— The task —
An exact copy of all the data is required, with pictures left out.

— Recorded information —
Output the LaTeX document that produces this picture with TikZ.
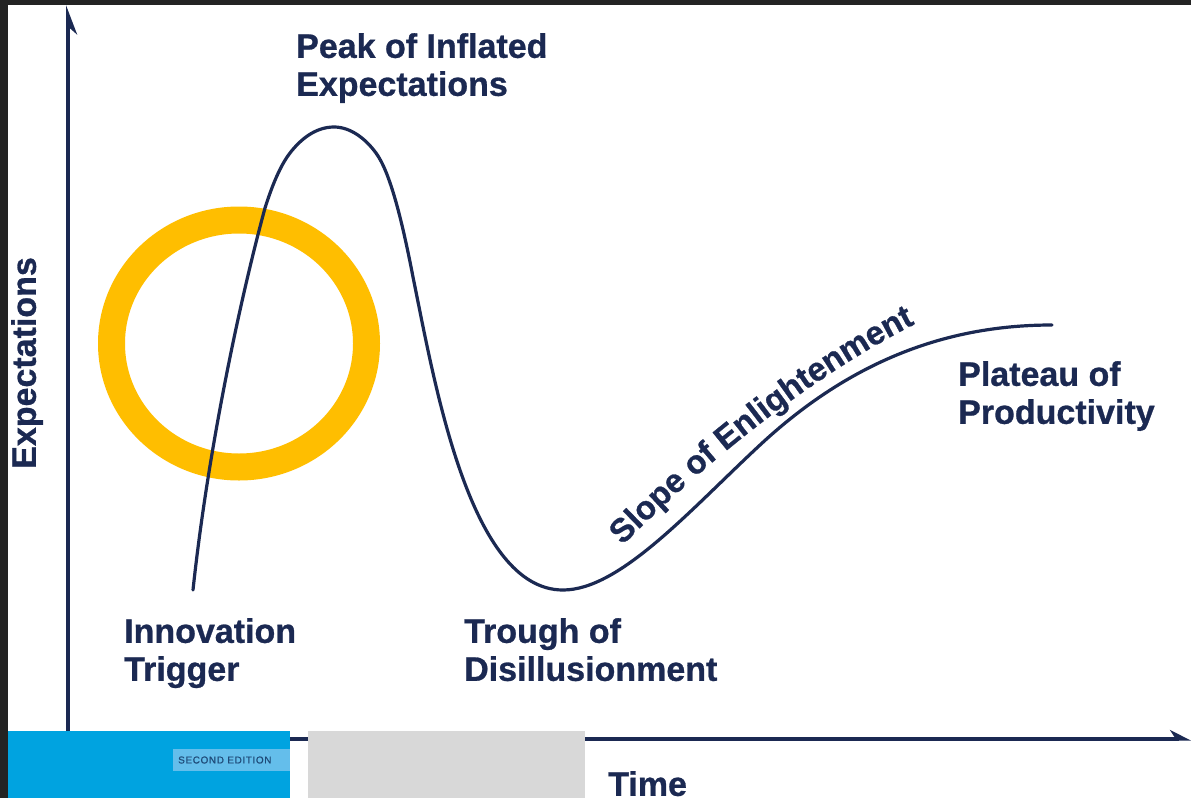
\documentclass[tikz,border=0pt]{standalone}
\usepackage{fontspec}
\setmainfont{Liberation Sans}
\newfontfamily\hypefont[FakeBold=0.8]{Liberation Sans}
\usepackage{xcolor}
\usetikzlibrary{arrows.meta,decorations.text}

\definecolor{hypenavy}{RGB}{27,41,82}
\definecolor{ringgold}{RGB}{255,190,0}
\definecolor{framedark}{RGB}{35,35,35}
\definecolor{coverblue}{RGB}{0,163,224}
\definecolor{editionblue}{RGB}{100,190,235}
\definecolor{editiontext}{RGB}{30,74,120}
\definecolor{covergrey}{RGB}{216,216,216}

\begin{document}
\begin{tikzpicture}[x=1pt,y=-1pt,
    phase/.style={inner sep=0pt, anchor=north west, align=left, text=hypenavy,
      font=\hypefont\bfseries\fontsize{34}{38}\selectfont},
    axis/.style={hypenavy, line width=4pt},
    hype/.style={hypenavy, line width=3.2pt, line cap=round}]
  \useasboundingbox (0,0) rectangle (1191,798);
  \fill[white] (0,0) rectangle (1191,798);
  % dark frame of the screenshot
  \fill[framedark] (0,0) rectangle (1191,5);
  \fill[framedark] (0,0) rectangle (8,798);

  % highlight ring
  \draw[ringgold, line width=27pt] (239,343.5) ellipse [x radius=127.5, y radius=123.5];

  % axes
  \coordinate (origin) at (68,739);
  \coordinate (ytop) at (68,5);
  \coordinate (xend) at (1191,739);
  \draw[axis, -{Stealth[right,length=24pt,width=18pt]}] (origin) -- (ytop);
  \draw[axis, -{Stealth[left,length=18pt,width=18pt]}] (origin) -- (xend);

  % covers at the bottom
  \fill[coverblue] (8,731) rectangle (290,798);
  \fill[editionblue] (173,749) rectangle (290,771);
  \node[inner sep=0pt, anchor=west, text=editiontext,
    font=\hypefont\fontsize{10}{10}\selectfont\addfontfeature{LetterSpace=6}]
    (edition) at (178,760) {SECOND EDITION};
  \fill[covergrey] (308,731) rectangle (585,798);

  % hype curve
  \draw[hype] (193,590) .. controls (208,450) and (240,300) .. (265,208)
    .. controls (272,186) and (280,166) .. (290,153)
    .. controls (300,140) and (315,127) .. (334,127)
    .. controls (350,127) and (365,138) .. (376,153)
    .. controls (390,172) and (402,220) .. (413,277)
    .. controls (435,385) and (470,590) .. (563,590)
    .. controls (620,590) and (690,510) .. (760,445)
    .. controls (860,352) and (960,325) .. (1052,325);

  % phases
  \node[phase] (peak) at (296,33) {Peak of Inflated\\Expectations};
  \node[phase] (trigger) at (124,618) {Innovation\\Trigger};
  \node[phase] (trough) at (464,618) {Trough of\\Disillusionment};
  \node[phase] (plateau) at (958,361) {Plateau of\\Productivity};
  \path[decorate, decoration={text along path, text align=center, text color=hypenavy,
      text={|\hypefont\bfseries\fontsize{33}{38}\selectfont|Slope of Enlightenment}}]
    (621,547) .. controls (690,477) and (800,382) .. (917,323);

  % axis labels
  \node[phase, rotate=90] (ylabel) at (11,469) {Expectations};
  \node[phase] (xlabel) at (608,771) {Time};
\end{tikzpicture}
\end{document}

— The response —
Output the LaTeX document that produces this picture with TikZ.
\documentclass[tikz,border=0pt]{standalone}
\usepackage{fontspec}
\setmainfont{Liberation Sans}
\newfontfamily\hypefont[FakeBold=0.8]{Liberation Sans}
\usepackage{xcolor}
\usetikzlibrary{arrows.meta,decorations.text}

\definecolor{hypenavy}{RGB}{27,41,82}
\definecolor{ringgold}{RGB}{255,190,0}
\definecolor{framedark}{RGB}{35,35,35}
\definecolor{coverblue}{RGB}{0,163,224}
\definecolor{editionblue}{RGB}{100,190,235}
\definecolor{editiontext}{RGB}{30,74,120}
\definecolor{covergrey}{RGB}{216,216,216}

\begin{document}
\begin{tikzpicture}[x=1pt,y=-1pt,
    phase/.style={inner sep=0pt, anchor=north west, align=left, text=hypenavy,
      font=\hypefont\bfseries\fontsize{34}{38}\selectfont},
    axis/.style={hypenavy, line width=4pt},
    hype/.style={hypenavy, line width=3.2pt, line cap=round}]
  \useasboundingbox (0,0) rectangle (1191,798);
  \fill[white] (0,0) rectangle (1191,798);
  % dark frame of the screenshot
  \fill[framedark] (0,0) rectangle (1191,5);
  \fill[framedark] (0,0) rectangle (8,798);

  % highlight ring
  \draw[ringgold, line width=27pt] (239,343.5) ellipse [x radius=127.5, y radius=123.5];

  % axes
  \coordinate (origin) at (68,739);
  \coordinate (ytop) at (68,5);
  \coordinate (xend) at (1191,739);
  \draw[axis, -{Stealth[right,length=24pt,width=18pt]}] (origin) -- (ytop);
  \draw[axis, -{Stealth[left,length=18pt,width=18pt]}] (origin) -- (xend);

  % covers at the bottom
  \fill[coverblue] (8,731) rectangle (290,798);
  \fill[editionblue] (173,749) rectangle (290,771);
  \node[inner sep=0pt, anchor=west, text=editiontext,
    font=\hypefont\fontsize{10}{10}\selectfont\addfontfeature{LetterSpace=6}]
    (edition) at (178,760) {SECOND EDITION};
  \fill[covergrey] (308,731) rectangle (585,798);

  % hype curve
  \draw[hype] (193,590) .. controls (208,450) and (240,300) .. (265,208)
    .. controls (272,186) and (280,166) .. (290,153)
    .. controls (300,140) and (315,127) .. (334,127)
    .. controls (350,127) and (365,138) .. (376,153)
    .. controls (390,172) and (402,220) .. (413,277)
    .. controls (435,385) and (470,590) .. (563,590)
    .. controls (620,590) and (690,510) .. (760,445)
    .. controls (860,352) and (960,325) .. (1052,325);

  % phases
  \node[phase] (peak) at (296,33) {Peak of Inflated\\Expectations};
  \node[phase] (trigger) at (124,618) {Innovation\\Trigger};
  \node[phase] (trough) at (464,618) {Trough of\\Disillusionment};
  \node[phase] (plateau) at (958,361) {Plateau of\\Productivity};
  \path[decorate, decoration={text along path, text align=center, text color=hypenavy,
      text={|\hypefont\bfseries\fontsize{33}{38}\selectfont|Slope of Enlightenment}}]
    (621,547) .. controls (690,477) and (800,382) .. (917,323);

  % axis labels
  \node[phase, rotate=90] (ylabel) at (11,469) {Expectations};
  \node[phase] (xlabel) at (608,771) {Time};
\end{tikzpicture}
\end{document}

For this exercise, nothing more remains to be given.